The new Chase branch on the corner of Oak and Divisadero is set to open November 8th, but several planned boycott events are aiming to put a damper on the festivities.
The Occupy401Divis movement, a group of neighbors inspired by the Occupy Wall Street protests, has organized on Facebook in response to what they see as two main injustices.
First, they believe community input on Chase’s presence in the neighborhood was unfairly limited, as the branch was able to avoid the constraints of SF’s formula retail law.
Second, the branch ousted two beloved businesses — Country Cheese Co. and Five Star Truffles — a displacement which the movement concedes was legal but not necessarily good for the community.
As such, they are planning several boycott events in the next few weeks, and are refusing to relent until some pretty significant demands are met:
- “Chase must pay the taxes it avoided paying on its profits in 2010 (a grand total $1.988 billion dollars).”
- “Chase must refinance mortgages for all California borrowers who are current on their payments but owe significantly more than their homes are now worth.”
- “All San Francisco Chase branches must reverse their February 2011 policy of charging a monthly fee to people with balances under $1500 (aka those who can least afford an additional fee).”
- “Chase will provide $3 million in funding (with no strings attached) for a community project to restore the Harding Theater… for use as a multi-use community facility.”
We asked organizer Amy Weiss to elaborate on that last demand.
“I tried to encapsulate some of Chase’s most troublesome actions/policies that are currently hurting communities near and far,” she said. “Support for the renovation of the Harding Theater as a multi-use community space would be an amazing benefit to our particular neighborhood.”
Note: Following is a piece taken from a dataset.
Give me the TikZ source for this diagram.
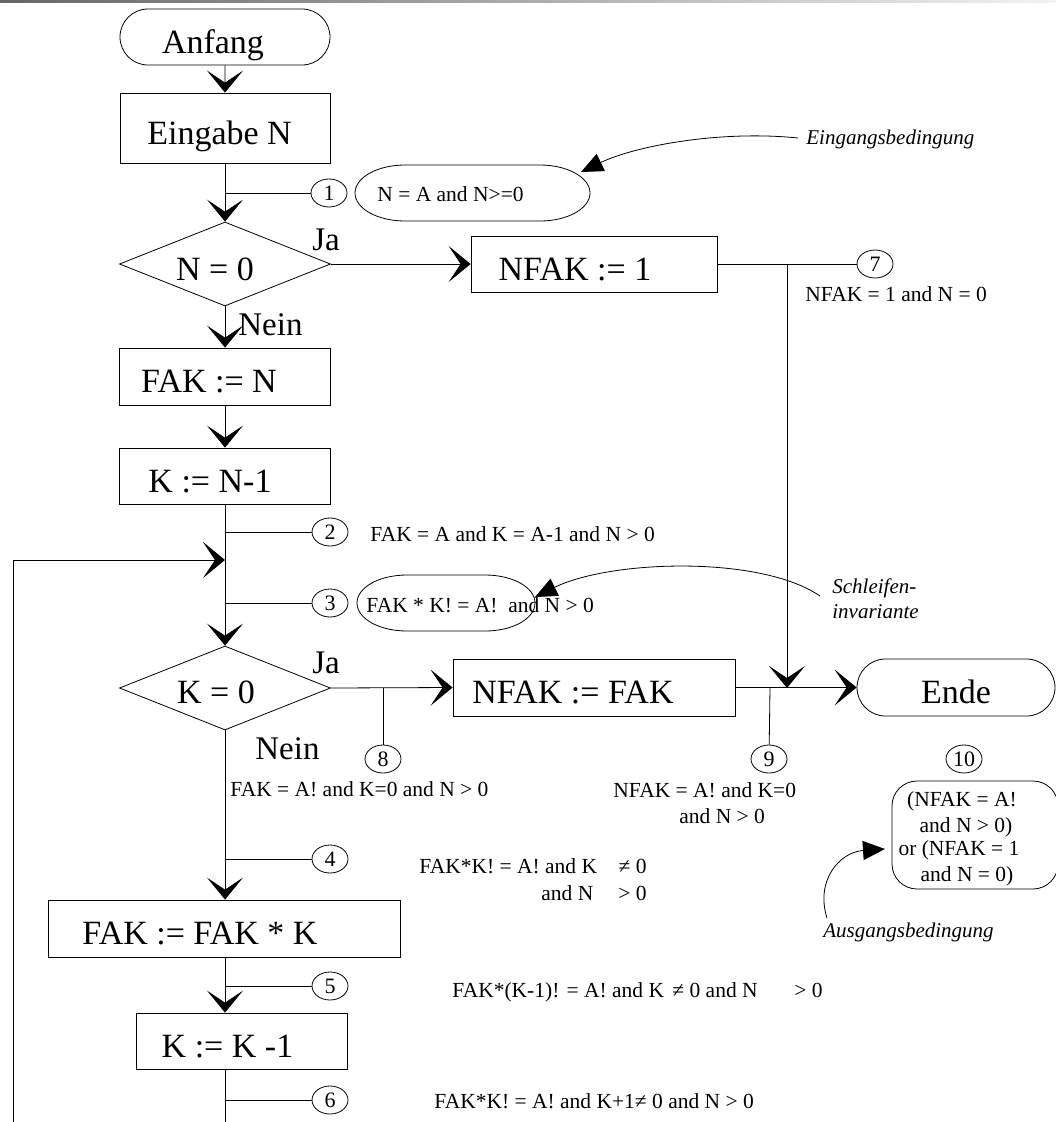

Weiss added that the demands are still open to revision until the first day of the boycott, pending feedback and suggestions from the community.
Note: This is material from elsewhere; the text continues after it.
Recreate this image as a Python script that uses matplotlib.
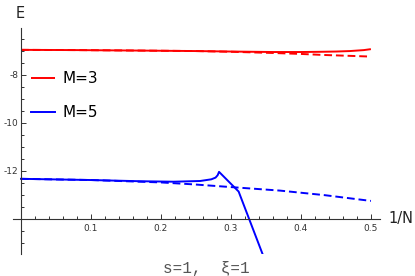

When asked about the motivation behind Occupy401Divis, Weiss told Haighteration, “I am doing this work because I think it is important to take a stand against Chase, a corporation whose policies and investments are geared towards short-term profits at the expense of community well-being in our city, state, country, and beyond. Planning this boycott is my way of contributing as part of the 99%.”
There will be at least three boycott events at the branch over the next two weeks, beginning with a Halloween-themed event outside the branch this coming Monday. For details, visit the No Chase Bank on Divisadero Street Facebook page, or email email@example.com.
We’re seeking comment from Chase, and will update this story accordingly.
We’ve just received the following response from Chase spokesperson Eileen Leveckis:
“Over the last year, we have met with numerous community members during the branch-opening process. Since moving forward with the branch, we have been a major sponsor of NOPNA’s Annual Block Party and have recently partnered with the McKinley Elementary School (at the end of Divisadero St.) to support their arts and science education programs by becoming the lead sponsor of next year’s DogFest. We look forward to continuing to engage in meaningful partnerships with the community.”
Leveckis adds the following statistics:
- Since 2009, Chase has added 6,000 jobs in California. Just this year alone, we’re adding nearly 2,000 jobs.
- We’re lending over $2B to small businesses, and contributing over $23M to charities across California ($9M in Northern California, $14M in Southern California.).
- Chase has made extensive efforts to help homeowners. Over the last two years we have helped more than 704,000 homeowners avoid foreclosure nationwide. We’ve added 4 more homeownership centers in California for a total of 18 centers, where struggling borrowers can meet face-to-face with a Chase loan modification specialist. Chase is also participating in the newly-expanded HARP program that President Obama just announced.
- In 2010, Chase provided nearly $25 billion in financing for local governments and non-profit organizations in California
- We paid more than $74 million in state and local taxes in 2010
- We purchased more than $1 billion in goods and services from California companies in 2010
- Chase’s Community Revitalization Program donated or sold at a discount houses worth over $130 million in total real estate value to community development organizations.
“Finally, regarding checking accounts, we are offering customers of Total Checking four ways to avoid a monthly service charge, including direct-deposit and daily balance options.”